■ PROBLEM
Only the lines from the start of the data through the line with "W, H = 554, 320" belong in the copy. Restate them word for word, minus the pictures.

■ MATERIAL
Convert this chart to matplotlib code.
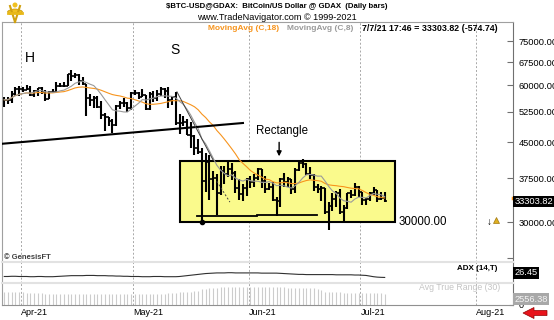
import numpy as np
import pandas as pd
import matplotlib
matplotlib.use('Agg')
import matplotlib.pyplot as plt
import matplotlib.dates as mdates
import matplotlib.transforms as mtransforms
from matplotlib.patches import Rectangle, Polygon, Wedge
from matplotlib.ticker import NullLocator

plt.rcParams['font.family'] = ['Liberation Sans', 'DejaVu Sans']

W, H = 554, 320

# daily bars, prices in thousands of USD
dates = pd.date_range('2021-03-27', '2021-07-07', freq='D')
opens_k = [55.0, 55.8, 55.8, 57.6, 58.8,
           58.8, 58.7, 59.0, 57.1, 58.2, 59.1, 57.9, 56.1, 58.1, 58.1, 59.8, 59.9, 59.8, 63.6, 62.9,
           63.2, 61.3, 60.3, 56.3, 55.7, 56.4, 53.8, 51.7, 51.2, 50.1, 49.1, 54.0, 55.0, 54.8, 53.6,
           57.7, 57.8, 56.6, 57.2, 53.2, 57.5, 56.4, 57.4, 58.9, 58.3, 55.8, 56.7, 49.5, 49.7, 49.9,
           46.7, 46.5, 43.6, 42.9, 37.0, 40.7, 37.3, 37.5, 34.7, 38.8, 38.3, 39.2, 38.5, 35.7, 34.6, 35.7,
           37.3, 36.7, 37.6, 39.2, 36.9, 35.5, 35.8, 33.6, 33.4, 37.4, 36.7, 37.3, 35.5, 39.1, 40.5,
           40.2, 38.3, 38.1, 35.8, 35.5, 35.6, 31.6, 32.5, 33.7, 34.7, 31.6, 32.2, 34.7, 34.5, 35.9,
           35.0, 33.5, 33.8, 34.7, 35.3, 33.7, 33.87856]
highs_k = [56.6, 56.6, 58.4, 59.4, 59.8,
           59.5, 60.1, 59.8, 58.5, 59.3, 59.4, 58.6, 58.4, 58.9, 61.2, 60.7, 61.2, 63.7, 64.9, 63.8,
           63.5, 62.5, 60.6, 57.6, 57.0, 56.8, 55.5, 52.1, 51.2, 50.6, 54.3, 55.4, 56.4, 55.2, 58.0,
           58.5, 57.9, 58.9, 57.2, 57.9, 58.4, 58.6, 59.5, 59.2, 59.5, 56.9, 58.0, 52.0, 51.5, 50.6,
           49.8, 46.6, 45.8, 43.6, 42.5, 42.2, 38.8, 38.2, 39.9, 39.8, 40.8, 40.4, 38.8, 37.3, 36.4, 37.5,
           37.9, 38.2, 39.5, 39.3, 37.9, 36.5, 36.8, 34.0, 37.5, 38.4, 37.7, 37.4, 39.4, 41.0, 41.3,
           40.5, 39.6, 38.2, 36.4, 36.1, 35.7, 33.3, 34.8, 35.2, 35.5, 32.7, 34.7, 35.3, 36.6, 36.0,
           35.0, 33.9, 34.9, 35.9, 35.3, 35.0, 35.0]
lows_k = [53.9, 54.7, 54.9, 57.0, 56.9,
          57.9, 58.5, 56.9, 56.5, 56.8, 57.6, 55.5, 55.9, 57.7, 57.9, 59.4, 59.4, 59.8, 61.3, 62.2,
          60.0, 60.1, 51.5, 54.2, 53.5, 53.6, 50.6, 47.6, 48.9, 47.1, 48.8, 53.3, 53.9, 52.4, 53.1,
          57.1, 56.1, 56.5, 53.1, 52.9, 55.3, 55.4, 56.9, 56.2, 53.4, 54.4, 49.2, 46.8, 48.8, 46.6,
          43.8, 42.1, 42.3, 30.0, 35.0, 33.5, 35.3, 31.1, 34.4, 36.4, 37.8, 37.2, 34.8, 33.6, 33.4, 34.2,
          35.7, 35.9, 37.2, 35.6, 34.8, 35.3, 33.4, 31.0, 32.4, 35.8, 35.9, 34.6, 34.8, 38.8, 39.5,
          38.1, 37.4, 35.2, 34.8, 33.4, 31.3, 28.8, 31.7, 32.4, 31.3, 30.2, 32.0, 33.9, 34.2, 34.0,
          32.7, 32.7, 33.4, 34.4, 33.2, 33.6, 33.25]
closes_k = [55.8, 55.8, 57.6, 58.8, 58.8,
            58.7, 59.0, 57.1, 58.2, 59.1, 57.9, 56.1, 58.1, 58.1, 59.8, 59.9, 59.8, 63.6, 62.9, 63.2,
            61.3, 60.3, 56.3, 55.7, 56.4, 53.8, 51.7, 51.2, 50.1, 49.1, 54.0, 55.0, 54.8, 53.6, 57.7,
            57.8, 56.6, 57.2, 53.2, 57.5, 56.4, 57.4, 58.9, 58.3, 55.8, 56.7, 49.5, 49.7, 49.9, 46.7,
            46.5, 43.6, 42.9, 37.0, 40.7, 37.3, 37.5, 34.7, 38.8, 38.3, 39.2, 38.5, 35.7, 34.6, 35.7, 37.3,
            36.7, 37.6, 39.2, 36.9, 35.5, 35.8, 33.6, 33.4, 37.4, 36.7, 37.3, 35.5, 39.1, 40.5, 40.2,
            38.3, 38.1, 35.8, 35.5, 35.6, 31.6, 32.5, 33.7, 34.7, 31.6, 32.2, 34.7, 34.5, 35.9, 35.0,
            33.5, 33.8, 34.7, 35.3, 33.7, 33.87856, 33.30382]

adx = [31, 31, 32, 32, 31, 31, 31, 30, 30, 31, 31, 30, 30, 30,
       31, 32, 33, 34, 35, 35, 35, 35, 36, 36, 36, 35, 35, 35, 34, 34, 33, 33, 32, 32, 31,
       31, 31, 30, 30, 30, 31, 31, 31, 30, 30, 30, 30,
       31, 33, 35, 37, 39, 41, 43, 45,
       46, 47, 48, 48, 48, 49, 49, 48, 48, 48, 48, 48, 48, 48, 47, 47, 47, 47, 47,
       46, 45, 44, 43, 42, 41, 41, 40,
       40, 40, 40, 40, 40, 40, 40, 39, 39, 39, 39, 39, 38, 38, 37, 36,
       33, 30, 28, 27, 26.45]
atr = [3000, 2980, 2950, 2900, 2850, 2800, 2750, 2700, 2650, 2600, 2560, 2520, 2480, 2450,
       2430, 2420, 2410, 2420, 2430, 2420, 2400, 2390, 2450, 2460, 2450, 2440, 2460, 2480, 2470,
       2480, 2500, 2490, 2480, 2470, 2500,
       2500, 2480, 2470, 2500, 2520, 2530, 2540, 2550, 2540, 2580, 2570, 2700,
       2800, 2850, 2900, 3000, 3100, 3150, 3500, 3650,
       3800, 3850, 3950, 4000, 4020, 4030, 4040, 4050, 4060, 4050, 4060, 4040, 4030, 4020, 4000,
       3990, 3980, 3990, 3990,
       4000, 3980, 3950, 3940, 3930, 3920, 3900, 3880,
       3850, 3800, 3600, 3300, 3000, 2900, 2850, 2800, 2800, 2780, 2750, 2720, 2700, 2680, 2650, 2620,
       2600, 2590, 2580, 2570, 2556.38]

price_ticks = [30000, 37500, 45000, 52500, 60000, 67500, 75000]
month_ticks = pd.to_datetime(['2021-04-01', '2021-05-01', '2021-06-01', '2021-07-01', '2021-08-01'])
month_labels = ['Apr-21', 'May-21', 'Jun-21', 'Jul-21', 'Aug-21']

opens = np.array(opens_k) * 1000
highs = np.array(highs_k) * 1000
lows = np.array(lows_k) * 1000
closes = np.array(closes_k) * 1000
x = mdates.date2num(dates) + 0.5
ma18 = pd.Series(closes).rolling(18, min_periods=1).mean()
ma8 = pd.Series(closes).rolling(8, min_periods=1).mean()

apr1 = mdates.date2num(pd.Timestamp('2021-04-01'))


def at(d):
    return apr1 + d


def fx(px):
    return px / W


def fy(py):
    return 1 - py / H


ORANGE = '#f7941d'
GRID = '#a8a8a8'

fig = plt.figure(figsize=(W / 100, H / 100), dpi=100)
ax = fig.add_axes([fx(2), fy(262), 511 / W, 240 / H])
ax_adx = fig.add_axes([fx(2), fy(283), 511 / W, 21 / H], sharex=ax)
ax_atr = fig.add_axes([fx(2), fy(304.5), 511 / W, 21.5 / H], sharex=ax)

for a in (ax, ax_adx, ax_atr):
    for m in month_ticks:
        a.axvline(m, color=GRID, ls=(0, (2, 2)), lw=0.7, zorder=0)
    for s in ('left', 'top'):
        a.spines[s].set_color('#a0a0a0')
    a.spines['right'].set_color('#707070')
    a.spines['bottom'].set_visible(False)
    a.tick_params(axis='x', length=0, labelbottom=False)

# price panel
ax.set_yscale('log')
ax.set_xlim(at(-5.1), at(131.9))
ax.set_ylim(24500, 82800)

ax.add_patch(Rectangle((at(42.6), 30000), 57.7, 40900 - 30000, fc='#fafa8c', ec='black', lw=1.5, zorder=1))
ax.vlines(x, lows, highs, color='black', lw=1.5, zorder=2)
ax.hlines(opens, x - 0.5, x, color='black', lw=1.2, zorder=2)
ax.hlines(closes, x, x + 0.5, color='black', lw=1.2, zorder=2)
ax.plot(x, ma18, color=ORANGE, lw=0.8, zorder=3)
ax.plot(x, ma8, color='#9a9a9a', lw=0.8, zorder=3)

# drawn lines
ax.plot([at(-5.6), at(59.5)], [44600, 49600], color='black', lw=1.5, zorder=4)
ax.plot([at(41.8), at(51.5)], [58100, 41100], color='#404040', lw=0.7, zorder=4)
ax.plot([at(52.5), at(56.0)], [36900, 33200], color='#404040', lw=0.7, ls=(0, (2, 2)), zorder=4)
ax.plot([at(47.2), at(63.3)], [30900, 30900], color='black', lw=1.3, zorder=4)
ax.plot([at(63.3), at(79.4)], [31100, 31100], color='black', lw=1.3, zorder=4)
i_low = int(np.argmin(lows[:70]))
ax.plot(x[i_low], lows[i_low], 'o', color='black', ms=3, zorder=5)

ax.text(at(2.4), 68900, 'H', fontsize=10, ha='center', va='center')
ax.text(at(41.3), 71800, 'S', fontsize=10, ha='center', va='center')
ax.text(at(70.1), 47600, 'Rectangle', fontsize=8.3, ha='center', va='center')
ax.annotate('', xy=(at(69.2), 41300), xytext=(at(69.2), 45600),
            arrowprops=dict(arrowstyle='-|>', color='black', lw=1.0, mutation_scale=7))
ax.text(at(100.3) + 1.0, 30000, '30000.00', fontsize=8.3, ha='left', va='center')
ax.text(at(125.5), 30000, '↓', fontsize=7, ha='center', va='center')
ax.plot(at(127.4), 30300, marker='^', ms=5, color='#e0b020', mec='#a07810', mew=0.5)
ax.text(0.004, 0.02, '© GenesisFT', transform=ax.transAxes, fontsize=5.5, color='#404040',
        weight='bold', ha='left', va='center')

ax.yaxis.tick_right()
ax.set_yticks(price_ticks + [25000])
ax.set_yticklabels([f'{p:.2f}' for p in price_ticks] + [''])
ax.yaxis.set_minor_locator(NullLocator())
ax.tick_params(axis='y', direction='in', length=4, width=0.8, color='#707070', labelsize=6.7, pad=4)

blend = mtransforms.blended_transform_factory(ax.transAxes, ax.transData)
ax.plot([1.0, 1.1], [ma18.iloc[-1]] * 2, color=ORANGE, lw=2.5, transform=blend, clip_on=False, zorder=6)
ax.text(1.003, closes[-1], f'{closes[-1]:.2f}', transform=blend, fontsize=6.7, color='white',
        ha='left', va='center', zorder=7,
        bbox=dict(boxstyle='square,pad=0.15', fc='black', ec='none'))

# ADX panel
ax_adx.plot(x, adx, color='#303030', lw=0.8)
ax_adx.set_ylim(0, 100)
ax_adx.set_yticks([])
ax_adx.spines['top'].set_color('#e2e2e2')
ax_adx.spines['top'].set_linewidth(1.5)
ax_adx.text(0.969, 0.71, 'ADX (14,T)', transform=ax_adx.transAxes, fontsize=5.8, weight='bold',
            ha='right', va='center')
blend_adx = mtransforms.blended_transform_factory(ax_adx.transAxes, ax_adx.transData)
ax_adx.text(1.003, adx[-1], f'{adx[-1]:.2f}', transform=blend_adx, fontsize=6.7, color='white',
            ha='left', va='bottom', bbox=dict(boxstyle='square,pad=0.15', fc='black', ec='none'))

# ATR panel
ax_atr.vlines(x, 0, atr, color='#cccccc', lw=0.8)
ax_atr.set_ylim(0, 5000)
ax_atr.yaxis.tick_right()
ax_atr.set_yticks([0])
ax_atr.set_yticklabels(['0'])
ax_atr.tick_params(axis='y', direction='in', length=3, color='#707070', labelsize=6.5, pad=4)
ax_atr.spines['top'].set_color('#e2e2e2')
ax_atr.spines['top'].set_linewidth(1.5)
ax_atr.spines['bottom'].set_visible(True)
ax_atr.spines['bottom'].set_color('#909090')
ax_atr.text(0.975, 0.81, 'Avg True Range (30)', transform=ax_atr.transAxes, fontsize=6.3,
            color='#c4c4c4', ha='right', va='center')
ax_atr.text(1.003, 0.24, f'{atr[-1]:.2f}', transform=ax_atr.transAxes, fontsize=6.7, color='#f4f4f4',
            ha='left', va='center', zorder=7, bbox=dict(boxstyle='square,pad=0.15', fc='#a8a8a8', ec='none'))
ax_atr.set_xticks(month_ticks)
ax_atr.set_xticklabels(month_labels)
ax_atr.tick_params(axis='x', length=0, labelbottom=True, labelsize=6.5, pad=2.5)
for lbl in ax_atr.get_xticklabels():
    lbl.set_ha('left')

# header
fig.text(fx(276.5), fy(7), r'\$BTC-USD@GDAX:  BitCoin/US Dollar @ GDAX  (Daily bars)', fontsize=5.6,
         weight='bold', ha='center', va='center')
fig.text(fx(276.5), fy(18), 'www.TradeNavigator.com © 1999-2021', fontsize=6.6, ha='center', va='center')
fig.text(fx(208), fy(28.5), 'MovingAvg (C,18)', fontsize=6.0, weight='bold', color=ORANGE, va='center')
fig.text(fx(287), fy(28.5), 'MovingAvg (C,8)', fontsize=6.0, weight='bold', color='#9a9a9a', va='center')
fig.text(fx(362), fy(28.5), f'7/7/21 17:46 = {closes[-1]:.2f} ({closes[-1] - closes[-2]:.2f})',
         fontsize=6.4, weight='bold', va='center')

# logo
logo = fig.add_axes([fx(3), fy(26), 24 / W, 24 / H])
logo.set_xlim(0, 24)
logo.set_ylim(0, 24)
logo.axis('off')
logo.add_patch(Wedge((12, 4), 13, 55, 125, width=4, fc='#f0c020', ec='#c09000', lw=0.5))
logo.plot([12, 7], [4, 20], color='#d0a010', lw=1.5)
logo.plot([12, 17], [4, 20], color='#d0a010', lw=1.5)
logo.plot([5, 19], [13, 13], color='#e8b818', lw=2)
logo.add_patch(Wedge((12, 21), 2.5, 0, 360, fc='#f0c020', ec='none'))

# red arrow bottom right
pts = [(547, 310.5), (534, 310.5), (534, 307.5), (523, 313), (534, 318.5), (534, 315.5), (547, 315.5)]
fig.patches.append(Polygon([(fx(px), fy(py)) for px, py in pts], closed=True, fc='#e8141c', ec='#900000',
                           lw=0.5, transform=fig.transFigure, figure=fig))

fig.savefig('out.png', dpi=100)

■ RESPONSE TO THIS TASK
Convert this chart to matplotlib code.
import numpy as np
import pandas as pd
import matplotlib
matplotlib.use('Agg')
import matplotlib.pyplot as plt
import matplotlib.dates as mdates
import matplotlib.transforms as mtransforms
from matplotlib.patches import Rectangle, Polygon, Wedge
from matplotlib.ticker import NullLocator

plt.rcParams['font.family'] = ['Liberation Sans', 'DejaVu Sans']

W, H = 554, 320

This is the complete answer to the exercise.